Camp in the Kasbah Defat 
Telouet in the High Atlas above Marrakesh
The central valley is indeed a garden, and one can see how the Glaoui lords controlled the southern approaches to the Imperial city of Marrakesh. Then down a vertiginous pass, down into the cool and green, past Berber villages where the women produce Argan oil, sought after in the beauty industry and also for food.
Cracking the Argan nuts.
Fortified village guarding against raiders.
Our GPS lady took us on a conducted tour around Marrakesh before a friendly Gendarme, manning a roadblock, gave us the directions to the well-recommended Camping Le Relais.

I am not a typical tourist, and had reservations about doing the Medina of Marrakesh. However, it was worth-while. There was less hassle, more space, less haggling, and, except for taxi drivers, not the feeling that you were being ripped off. On the Fnaa, the famous central square, story tellers, herb sellers, magicians, and trained pigeons vied for the attention of passers-by, and for the first time we saw many foreign tourists.
Dinner overlooking the Fnaa

Tall blondes (Danes?) a Dutch family with daughters loudly complaining because they were being dragged away from the shops. Metallic American accents coming from a few girls, a (Nigerian?) gentleman dressed in splendidly embroidered pajamas and leather slippers, veiled ladies and children in summer dresses gaped at the shows, or patronised the fresh orange juice sellers. At
Tourism in the Fnaa in Marrakesh
four dirhams a glass it was an essential relief, although it was only 45 degrees. Interesting, none of the sellers actually let you see them press the juice. They take the oranges from their displays, then work away behind the counter, to produce a jug and pour it into a glass before you. How much water goes in?
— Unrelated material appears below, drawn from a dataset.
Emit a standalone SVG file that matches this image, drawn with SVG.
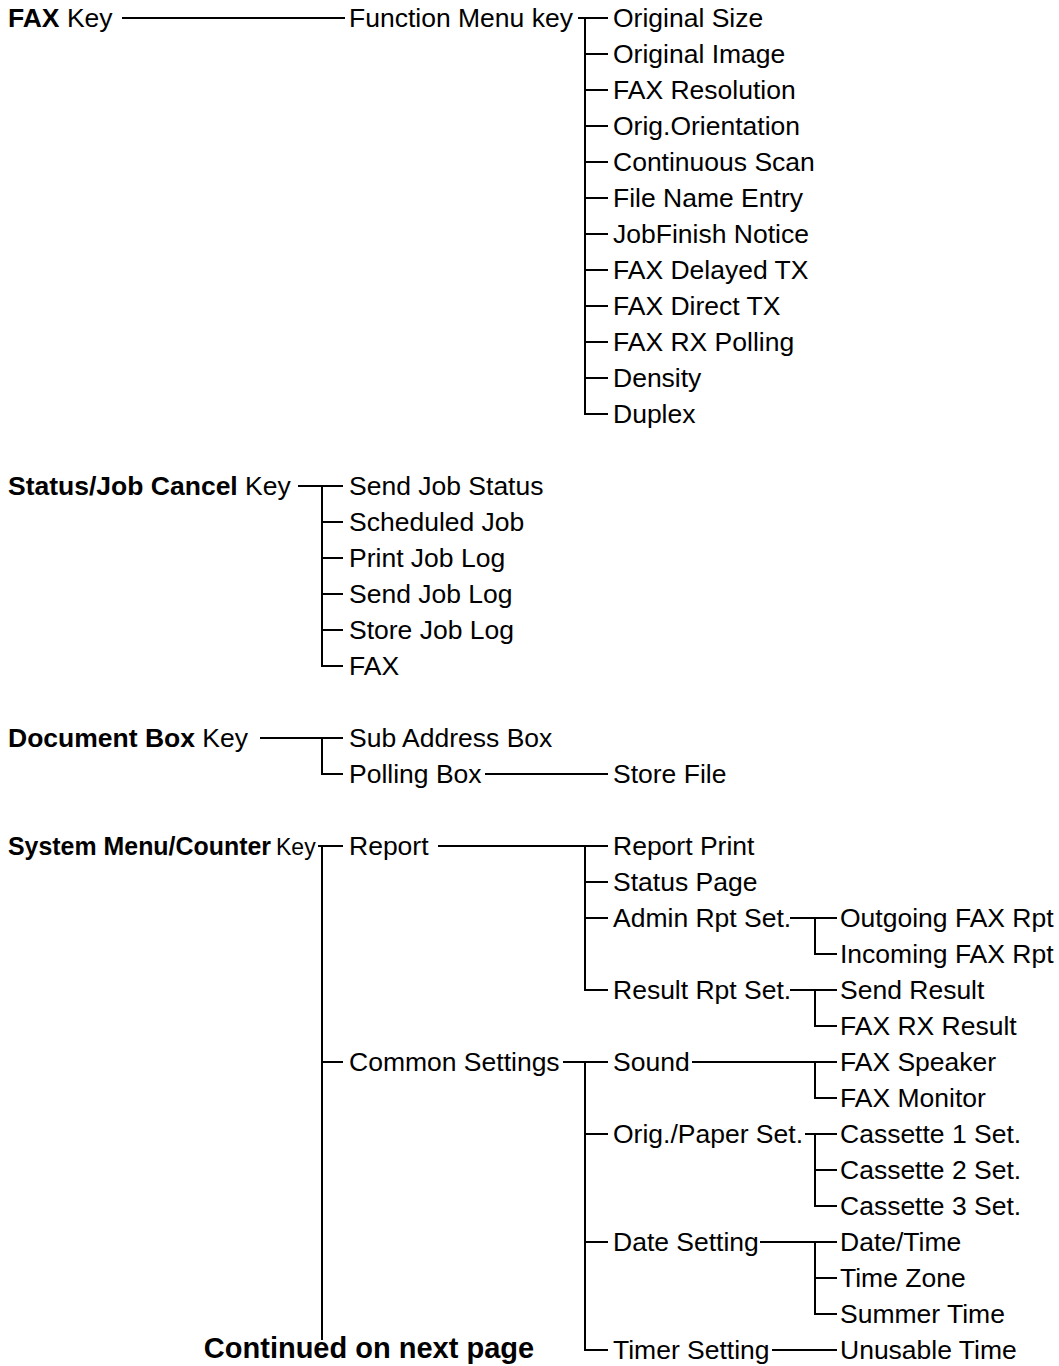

Refreshing, nevertheless.

As we sit planning our next leg, based on information from travellers coming up from the south, allow me to muse.

Water takes on a new significance here. At home my wife has to nag me to drink three glasses of water, but here I have an anxiety on me to drink. On the drive to Ouarzazate I tried to limit myself to a few mouthfuls of water at a time, but when we got into camp I could not stop, and drank the rest of the two liters of water for the day. And drank more before going to bed. We all lament that we did not fill our tanks at the sweet fountain of Le Soleil, as the tap water here in Marrakesh is salty and not drinkable. At least we can buy water by the five liter bottle in the supermarket.

The terrible heat of the desert, and worse await us, is a question of energy management. I keep the speed of the Cruiser down, and watch the temperature gauge like a hawk, since I had doubts as to the integrity of the system, and it lacks an expansion tank. The air conditioner immediately sends up the gauge a few notches, so on the long climb out of the desert we sprayed water on each other, and toughed it out. After the descent I had to stop and check the car, as the temperature gauge actually showed cold! But all was in order.

I also had a leak of brake fluid, but Toyota in Marrakesh shook their heads and offered to import the brake kit from Japan. A backyard mechanic was going to dig through his several boxes of left-over brake parts, until he heard that we are going south, then he assured me that we will get the parts in Mauritania, because there are many Land Cruisers there.

Women from one of the villages
From here we will begin to head south, towards the Mauritanian border and the great desert.